Records with drawing code:
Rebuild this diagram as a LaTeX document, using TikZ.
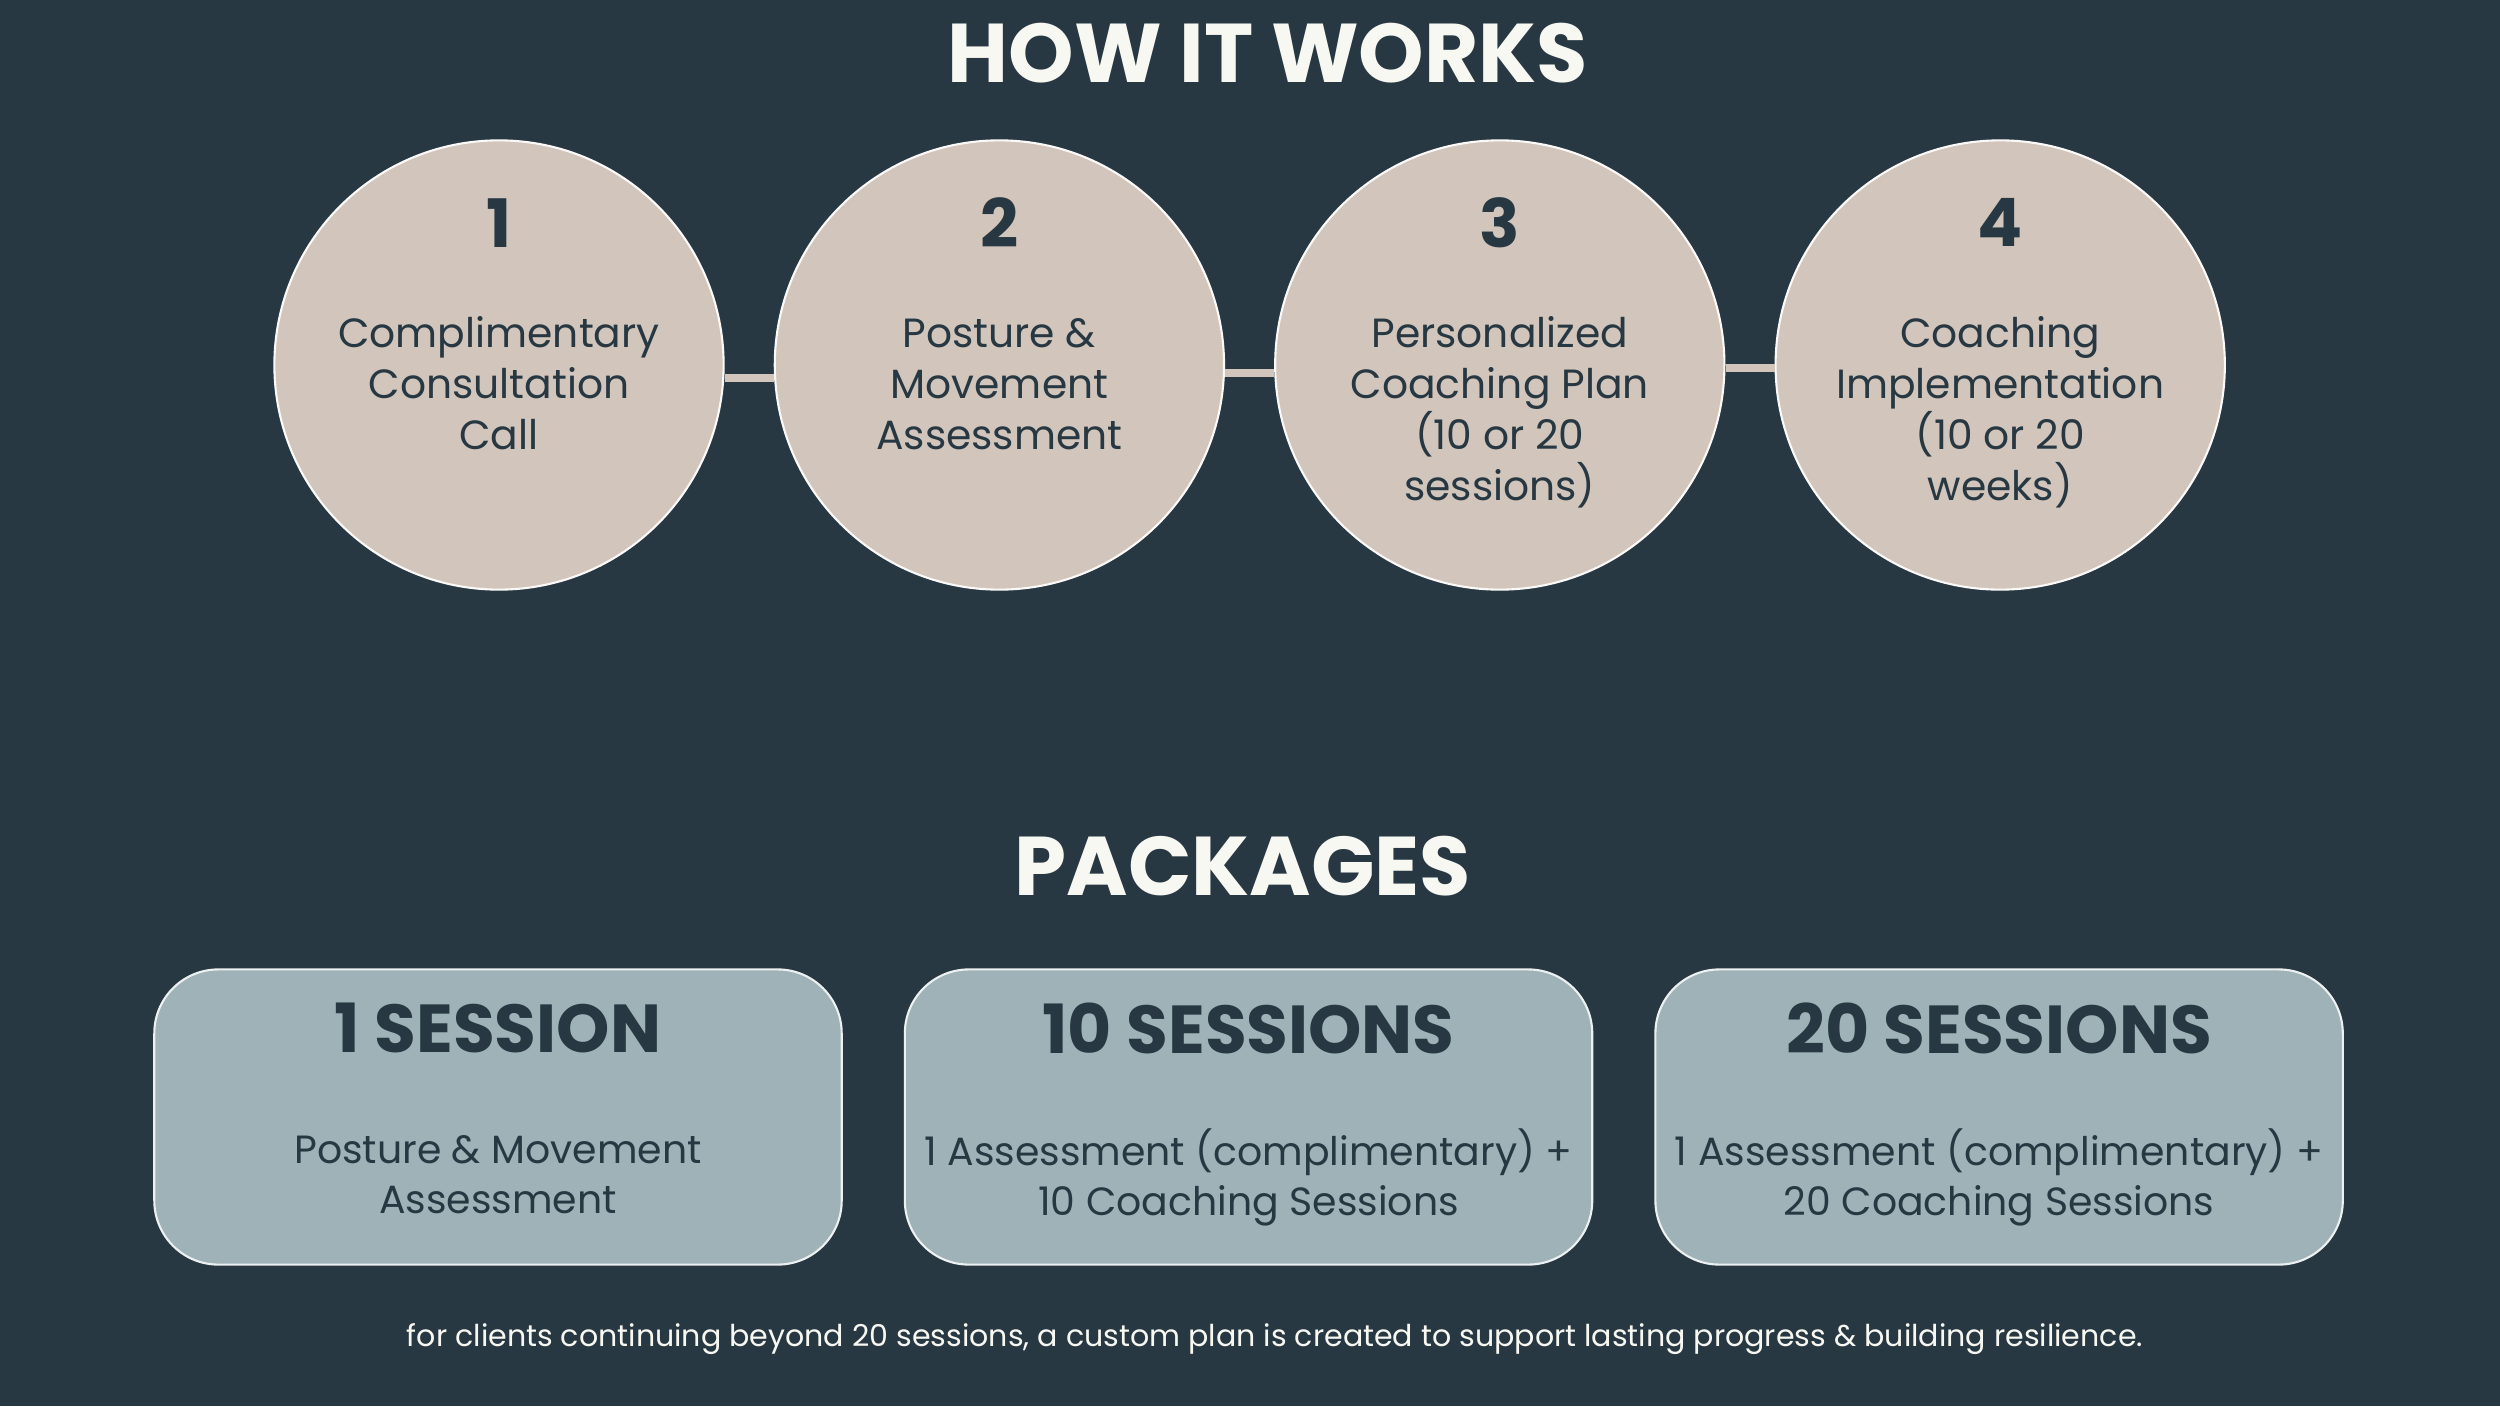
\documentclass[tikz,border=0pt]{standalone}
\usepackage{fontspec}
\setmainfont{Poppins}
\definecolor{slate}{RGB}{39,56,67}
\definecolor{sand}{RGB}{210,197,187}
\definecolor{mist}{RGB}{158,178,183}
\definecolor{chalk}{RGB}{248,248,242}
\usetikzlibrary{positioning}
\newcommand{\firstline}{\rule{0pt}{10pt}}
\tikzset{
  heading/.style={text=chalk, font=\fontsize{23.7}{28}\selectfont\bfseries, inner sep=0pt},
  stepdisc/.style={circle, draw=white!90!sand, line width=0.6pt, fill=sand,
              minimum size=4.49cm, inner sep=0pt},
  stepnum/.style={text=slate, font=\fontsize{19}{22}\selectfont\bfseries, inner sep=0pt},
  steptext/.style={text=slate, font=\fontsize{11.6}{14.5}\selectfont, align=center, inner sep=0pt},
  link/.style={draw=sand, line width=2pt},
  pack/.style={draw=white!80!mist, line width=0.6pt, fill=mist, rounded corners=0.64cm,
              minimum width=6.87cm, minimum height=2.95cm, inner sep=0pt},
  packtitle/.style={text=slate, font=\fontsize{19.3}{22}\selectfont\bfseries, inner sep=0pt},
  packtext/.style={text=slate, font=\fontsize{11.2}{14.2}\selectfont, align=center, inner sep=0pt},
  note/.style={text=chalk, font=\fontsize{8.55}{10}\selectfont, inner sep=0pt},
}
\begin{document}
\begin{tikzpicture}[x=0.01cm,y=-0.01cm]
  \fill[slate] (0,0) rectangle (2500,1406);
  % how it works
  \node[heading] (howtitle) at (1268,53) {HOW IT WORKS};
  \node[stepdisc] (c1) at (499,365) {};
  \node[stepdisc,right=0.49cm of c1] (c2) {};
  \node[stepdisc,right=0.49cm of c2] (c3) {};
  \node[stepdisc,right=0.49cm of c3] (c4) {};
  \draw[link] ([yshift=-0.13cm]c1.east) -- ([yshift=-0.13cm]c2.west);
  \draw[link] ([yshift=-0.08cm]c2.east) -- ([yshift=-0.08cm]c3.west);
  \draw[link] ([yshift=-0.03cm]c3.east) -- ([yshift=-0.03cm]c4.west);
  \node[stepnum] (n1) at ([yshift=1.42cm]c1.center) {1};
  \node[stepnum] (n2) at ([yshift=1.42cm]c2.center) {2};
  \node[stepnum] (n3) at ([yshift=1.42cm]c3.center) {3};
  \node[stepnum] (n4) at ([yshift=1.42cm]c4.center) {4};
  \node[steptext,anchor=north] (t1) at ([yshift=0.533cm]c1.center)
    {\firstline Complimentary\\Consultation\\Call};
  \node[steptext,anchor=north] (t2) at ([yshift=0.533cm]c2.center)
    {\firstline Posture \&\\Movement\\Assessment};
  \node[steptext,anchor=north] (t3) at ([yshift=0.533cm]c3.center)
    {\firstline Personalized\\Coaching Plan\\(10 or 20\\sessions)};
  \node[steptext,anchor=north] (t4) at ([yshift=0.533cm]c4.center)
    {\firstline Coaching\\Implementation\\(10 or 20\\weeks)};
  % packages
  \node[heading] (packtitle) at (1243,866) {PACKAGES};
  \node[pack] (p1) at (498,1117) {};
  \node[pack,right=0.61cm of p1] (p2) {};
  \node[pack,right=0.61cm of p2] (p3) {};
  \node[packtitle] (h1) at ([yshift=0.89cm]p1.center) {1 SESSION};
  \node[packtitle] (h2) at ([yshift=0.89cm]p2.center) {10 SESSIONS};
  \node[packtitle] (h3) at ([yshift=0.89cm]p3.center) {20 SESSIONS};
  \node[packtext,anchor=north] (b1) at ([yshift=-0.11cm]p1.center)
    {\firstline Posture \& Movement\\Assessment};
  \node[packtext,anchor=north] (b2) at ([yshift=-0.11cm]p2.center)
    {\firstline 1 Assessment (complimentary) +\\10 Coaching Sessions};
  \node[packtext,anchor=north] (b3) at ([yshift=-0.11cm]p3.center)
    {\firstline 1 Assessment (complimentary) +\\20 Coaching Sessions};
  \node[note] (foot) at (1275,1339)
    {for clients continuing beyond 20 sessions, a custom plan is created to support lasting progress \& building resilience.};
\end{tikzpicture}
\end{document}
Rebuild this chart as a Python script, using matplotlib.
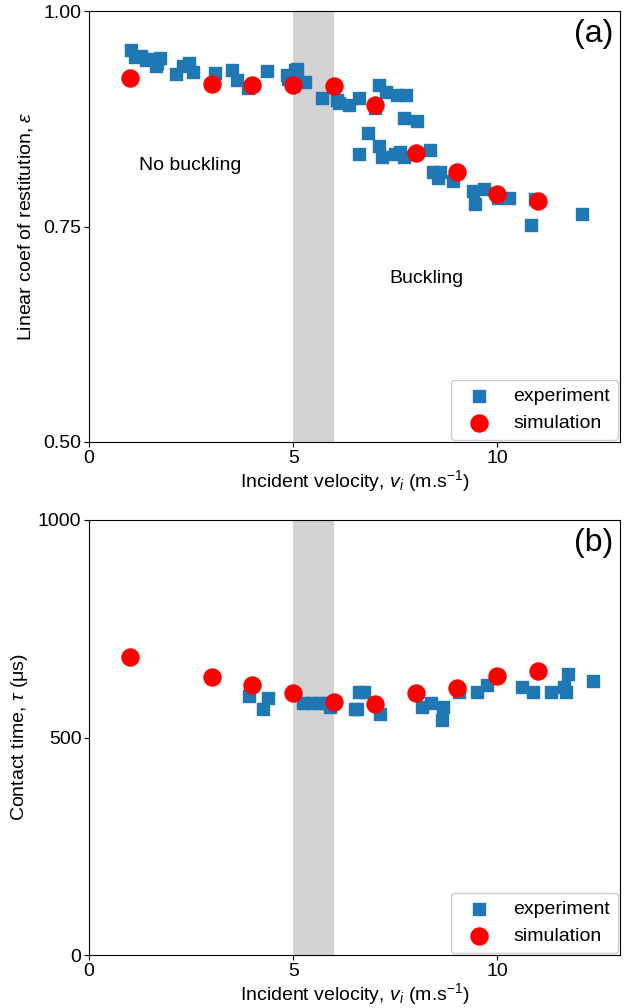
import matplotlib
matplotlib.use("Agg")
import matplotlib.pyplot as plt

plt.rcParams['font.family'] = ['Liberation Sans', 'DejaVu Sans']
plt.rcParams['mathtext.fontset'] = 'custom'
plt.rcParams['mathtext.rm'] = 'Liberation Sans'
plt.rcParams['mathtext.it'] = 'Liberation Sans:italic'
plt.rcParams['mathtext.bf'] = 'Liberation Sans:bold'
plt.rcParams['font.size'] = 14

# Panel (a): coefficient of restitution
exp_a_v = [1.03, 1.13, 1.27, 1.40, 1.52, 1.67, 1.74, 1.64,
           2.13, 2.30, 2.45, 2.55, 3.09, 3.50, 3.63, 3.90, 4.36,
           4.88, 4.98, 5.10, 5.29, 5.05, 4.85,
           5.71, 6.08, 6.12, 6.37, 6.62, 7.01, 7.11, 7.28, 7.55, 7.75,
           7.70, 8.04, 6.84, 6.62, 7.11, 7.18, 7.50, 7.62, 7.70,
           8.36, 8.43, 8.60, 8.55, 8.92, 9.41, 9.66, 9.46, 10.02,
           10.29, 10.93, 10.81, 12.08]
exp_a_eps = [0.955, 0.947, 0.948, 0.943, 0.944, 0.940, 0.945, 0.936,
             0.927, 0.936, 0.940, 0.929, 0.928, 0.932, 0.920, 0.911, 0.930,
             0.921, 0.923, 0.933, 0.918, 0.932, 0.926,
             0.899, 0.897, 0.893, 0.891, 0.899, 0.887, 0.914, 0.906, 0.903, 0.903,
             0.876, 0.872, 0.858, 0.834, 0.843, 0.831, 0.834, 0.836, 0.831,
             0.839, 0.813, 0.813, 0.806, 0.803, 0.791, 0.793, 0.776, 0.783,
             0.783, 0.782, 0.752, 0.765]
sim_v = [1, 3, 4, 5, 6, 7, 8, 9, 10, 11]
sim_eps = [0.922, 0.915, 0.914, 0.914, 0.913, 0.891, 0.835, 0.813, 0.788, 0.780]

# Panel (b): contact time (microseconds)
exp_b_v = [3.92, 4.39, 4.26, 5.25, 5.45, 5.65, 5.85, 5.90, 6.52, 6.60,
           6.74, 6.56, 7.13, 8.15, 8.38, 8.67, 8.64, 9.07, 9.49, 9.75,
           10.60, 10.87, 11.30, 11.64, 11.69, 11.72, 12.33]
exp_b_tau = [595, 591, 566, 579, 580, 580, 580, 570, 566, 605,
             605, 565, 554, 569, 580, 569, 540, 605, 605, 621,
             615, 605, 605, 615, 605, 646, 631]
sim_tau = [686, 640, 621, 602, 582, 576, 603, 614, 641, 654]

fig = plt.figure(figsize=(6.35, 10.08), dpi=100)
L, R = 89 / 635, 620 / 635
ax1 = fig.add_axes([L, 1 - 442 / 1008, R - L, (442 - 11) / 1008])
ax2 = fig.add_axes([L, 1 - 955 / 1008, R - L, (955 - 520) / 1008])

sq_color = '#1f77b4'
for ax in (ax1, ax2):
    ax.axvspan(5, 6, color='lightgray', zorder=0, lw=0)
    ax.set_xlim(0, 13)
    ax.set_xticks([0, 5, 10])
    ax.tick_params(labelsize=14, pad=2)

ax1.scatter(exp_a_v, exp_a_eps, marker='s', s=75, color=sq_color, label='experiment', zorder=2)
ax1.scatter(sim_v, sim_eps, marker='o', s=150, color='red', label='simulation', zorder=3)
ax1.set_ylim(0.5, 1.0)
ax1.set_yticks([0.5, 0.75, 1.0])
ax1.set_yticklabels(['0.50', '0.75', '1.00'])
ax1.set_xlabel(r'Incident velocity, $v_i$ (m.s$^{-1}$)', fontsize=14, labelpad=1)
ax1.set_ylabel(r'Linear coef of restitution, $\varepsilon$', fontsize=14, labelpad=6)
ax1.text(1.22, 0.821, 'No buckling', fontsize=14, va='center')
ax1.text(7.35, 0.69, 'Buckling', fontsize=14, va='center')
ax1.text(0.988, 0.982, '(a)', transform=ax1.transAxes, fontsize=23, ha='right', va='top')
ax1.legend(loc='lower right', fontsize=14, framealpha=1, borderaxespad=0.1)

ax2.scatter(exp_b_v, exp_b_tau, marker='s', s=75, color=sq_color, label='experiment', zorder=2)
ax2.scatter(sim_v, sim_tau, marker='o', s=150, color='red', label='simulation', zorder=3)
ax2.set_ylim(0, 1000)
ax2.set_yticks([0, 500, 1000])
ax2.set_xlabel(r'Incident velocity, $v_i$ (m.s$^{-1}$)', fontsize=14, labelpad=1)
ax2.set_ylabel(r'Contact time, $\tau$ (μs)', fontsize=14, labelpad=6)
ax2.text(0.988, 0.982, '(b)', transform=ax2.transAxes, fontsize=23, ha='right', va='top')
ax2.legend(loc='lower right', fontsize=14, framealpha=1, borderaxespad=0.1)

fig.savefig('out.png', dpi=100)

→ EXERCISE:
The lines to print start at the line containing "Rebuild this chart" and end at the line containing "0.813, 0.788, 0.780]"; print them exactly, both ends included, and leave out every picture.

→ RESPONSE TO THE EXERCISE:
Rebuild this chart as a Python script, using matplotlib.
import matplotlib
matplotlib.use("Agg")
import matplotlib.pyplot as plt

plt.rcParams['font.family'] = ['Liberation Sans', 'DejaVu Sans']
plt.rcParams['mathtext.fontset'] = 'custom'
plt.rcParams['mathtext.rm'] = 'Liberation Sans'
plt.rcParams['mathtext.it'] = 'Liberation Sans:italic'
plt.rcParams['mathtext.bf'] = 'Liberation Sans:bold'
plt.rcParams['font.size'] = 14

# Panel (a): coefficient of restitution
exp_a_v = [1.03, 1.13, 1.27, 1.40, 1.52, 1.67, 1.74, 1.64,
           2.13, 2.30, 2.45, 2.55, 3.09, 3.50, 3.63, 3.90, 4.36,
           4.88, 4.98, 5.10, 5.29, 5.05, 4.85,
           5.71, 6.08, 6.12, 6.37, 6.62, 7.01, 7.11, 7.28, 7.55, 7.75,
           7.70, 8.04, 6.84, 6.62, 7.11, 7.18, 7.50, 7.62, 7.70,
           8.36, 8.43, 8.60, 8.55, 8.92, 9.41, 9.66, 9.46, 10.02,
           10.29, 10.93, 10.81, 12.08]
exp_a_eps = [0.955, 0.947, 0.948, 0.943, 0.944, 0.940, 0.945, 0.936,
             0.927, 0.936, 0.940, 0.929, 0.928, 0.932, 0.920, 0.911, 0.930,
             0.921, 0.923, 0.933, 0.918, 0.932, 0.926,
             0.899, 0.897, 0.893, 0.891, 0.899, 0.887, 0.914, 0.906, 0.903, 0.903,
             0.876, 0.872, 0.858, 0.834, 0.843, 0.831, 0.834, 0.836, 0.831,
             0.839, 0.813, 0.813, 0.806, 0.803, 0.791, 0.793, 0.776, 0.783,
             0.783, 0.782, 0.752, 0.765]
sim_v = [1, 3, 4, 5, 6, 7, 8, 9, 10, 11]
sim_eps = [0.922, 0.915, 0.914, 0.914, 0.913, 0.891, 0.835, 0.813, 0.788, 0.780]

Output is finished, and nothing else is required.